Book Report: The World’s Greatest News Photos 1840-1980 by Selected and Edited by Craig T. Norback and Melvin Gray (1980)

Book coverWell, those boys have done it to me again. Like Ron Burgandy finding a question mark on his teleprompter, if I find a book on the table beside the sofa, I must read it. Even if I have already read it. In this case, I read this book in 2011. The boys, you may remember, also did this when they shuffled You Can Tell You’re A Midwesterner When… into this same stack.

At any rate, the book hasn’t changed at all: It’s a collection of noteworthy news photos from the very first deguerreotype taken in Paris in 1839 to the highlights of the Carter administration. Many of the images will be familiar, as their iconic images that have generally swayed public opinion in the leftward direction.

This time through, though, perhaps because I now have little adhesive tabs for flagging things in books (I don’t write or highlight in books, much to the disappointment of my college professors who thought it important that I “dialog with the text” by writing in books that I would no longer be able to sell back to the college bookstore or to shelve and never review again unless my kids got it out and put it on my side table), I have highlit some things that are just wrong in the captions:

  • In a caption to a photo of Winston Churchill, it says:

    England’s darkest hours were eased by Prime Minister Winstone Churchill, who promised the people “blood, sweat, and tears,” but ultimate victory.

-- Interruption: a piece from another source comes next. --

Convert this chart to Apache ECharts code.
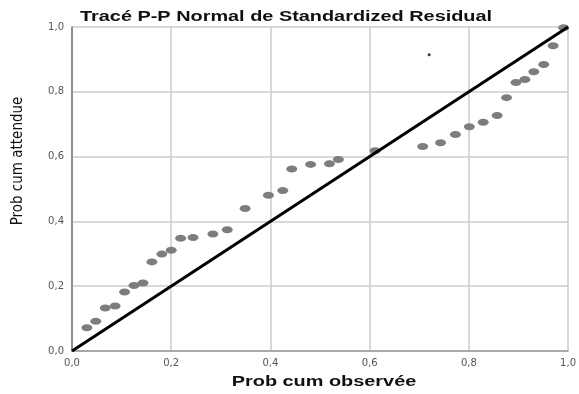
<!DOCTYPE html>
<html>
<head>
<meta charset="utf-8">
<script src="https://cdn.jsdelivr.net/npm/echarts@6/dist/echarts.min.js"></script>
<style>
  html, body { margin: 0; padding: 0; background: #fff; }
  #chart { width: 579px; height: 394px; }
</style>
</head>
<body>
<div id="chart"></div>
<script>
const obsProb = [0.030, 0.048, 0.067, 0.087, 0.106, 0.125, 0.143, 0.161, 0.181, 0.200,
  0.219, 0.244, 0.284, 0.313, 0.349, 0.396, 0.425, 0.443, 0.481, 0.519,
  0.537, 0.611, 0.707, 0.743, 0.773, 0.801, 0.829, 0.857, 0.876, 0.895,
  0.913, 0.931, 0.951, 0.970, 0.991]
const expProb = [0.072, 0.092, 0.133, 0.139, 0.182, 0.202, 0.210, 0.275, 0.299, 0.311,
  0.348, 0.350, 0.361, 0.374, 0.440, 0.481, 0.495, 0.562, 0.576, 0.578,
  0.591, 0.618, 0.631, 0.643, 0.668, 0.692, 0.706, 0.727, 0.782, 0.829,
  0.838, 0.862, 0.884, 0.942, 0.998]

// diagonal reference line
const refX = [0, 1]
const refY = [0, 1]

// stray dot in the image
const strayX = [0.720]
const strayY = [0.914]

const chart = echarts.init(document.getElementById('chart'))

const fmt = v => v.toFixed(1).replace('.', ',')

// the source image is stretched horizontally, so the texts are too
const stretch = 1.42

const option = {
  animation: false,
  graphic: [
    {
      type: 'text',
      x: 80,
      y: 17,
      scaleX: stretch,
      style: {
        text: 'Tracé P-P Normal de Standardized Residual',
        fontFamily: 'Liberation Sans',
        fontSize: 14,
        fontWeight: 'bold',
        fill: '#111',
        align: 'left',
        verticalAlign: 'middle'
      }
    },
    {
      type: 'text',
      x: 324,
      y: 382,
      scaleX: stretch,
      style: {
        text: 'Prob cum observée',
        fontFamily: 'Liberation Sans',
        fontSize: 14,
        fontWeight: 'bold',
        fill: '#111',
        align: 'center',
        verticalAlign: 'middle'
      }
    },
    {
      type: 'text',
      x: 18,
      y: 161,
      rotation: Math.PI / 2,
      style: {
        text: 'Prob cum attendue',
        fontFamily: 'Liberation Sans Narrow, DejaVu Sans Condensed, sans-serif',
        fontSize: 15,
        fill: '#111',
        align: 'center',
        verticalAlign: 'middle'
      }
    }
  ],
  grid: { left: 72, right: 5, top: 27, bottom: 43 },
  xAxis: {
    type: 'value',
    min: 0,
    max: 1,
    interval: 0.2,
    axisLine: { lineStyle: { color: '#999', width: 1.5 } },
    axisTick: { show: false },
    axisLabel: { formatter: fmt, fontFamily: 'DejaVu Sans', fontSize: 10, color: '#555', margin: 7 },
    splitLine: { show: true, lineStyle: { color: '#cdcdcd', width: 1.5 } }
  },
  yAxis: {
    type: 'value',
    min: 0,
    max: 1,
    interval: 0.2,
    axisLine: { show: true, lineStyle: { color: '#777', width: 1.5 } },
    axisTick: { show: false },
    axisLabel: { formatter: fmt, fontFamily: 'DejaVu Sans', fontSize: 10, color: '#555', margin: 8 },
    splitLine: { show: true, lineStyle: { color: '#cdcdcd', width: 1.5 } }
  },
  series: [
    {
      type: 'scatter',
      data: obsProb.map((x, i) => [x, expProb[i]]),
      symbol: 'circle',
      symbolSize: [11, 7],
      itemStyle: { color: '#7d7d7d', opacity: 1 },
      z: 3
    },
    {
      type: 'line',
      data: refX.map((x, i) => [x, refY[i]]),
      showSymbol: false,
      lineStyle: { color: '#000', width: 3 },
      z: 4
    },
    {
      type: 'scatter',
      data: strayX.map((x, i) => [x, strayY[i]]),
      symbolSize: 3,
      itemStyle: { color: '#000' },
      z: 5
    }
  ]
}

chart.setOption(option)
</script>
</body>
</html>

    But Churchill did not “promise” “blood, sweat, and tears.” The actual phrase he used in his speech to the House of Commons was:

    I would say to the House, as I said to those who have joined this government: “I have nothing to offer but blood, toil, tears and sweat.”

    He offered/promised his blood, toil, tears, and sweat–not the listeners’ or just generic bodily fluids.

  • About Super Bowl III:

    The 1969 Super Bowl was “Broadway Joe’s” best year, and he played brilliantly–leading the Jets to a 16-7 victory over the Baltimore Colts. For the National Football League, it was their first Super Bowl win.

    Sweet Christmas, knowledgeable football fans, even those who have not read a book about that very Super Bowl in the last six months (Countdown to Super Bowl in August) know that the Jets are in the American Football Conference–then the American Football League, and it was that conference’s first Super Bowl victory since the Green Bay Packers won the first two.

When I read trivia books and run across a fact that I know is not true (often planted by the authors/publishers to spot people who use the questions in violation of copyright), I have to doubt everything I read in the book that I don’t already know.

Even in a collection of “news” photos published in 1980, I have to do the same.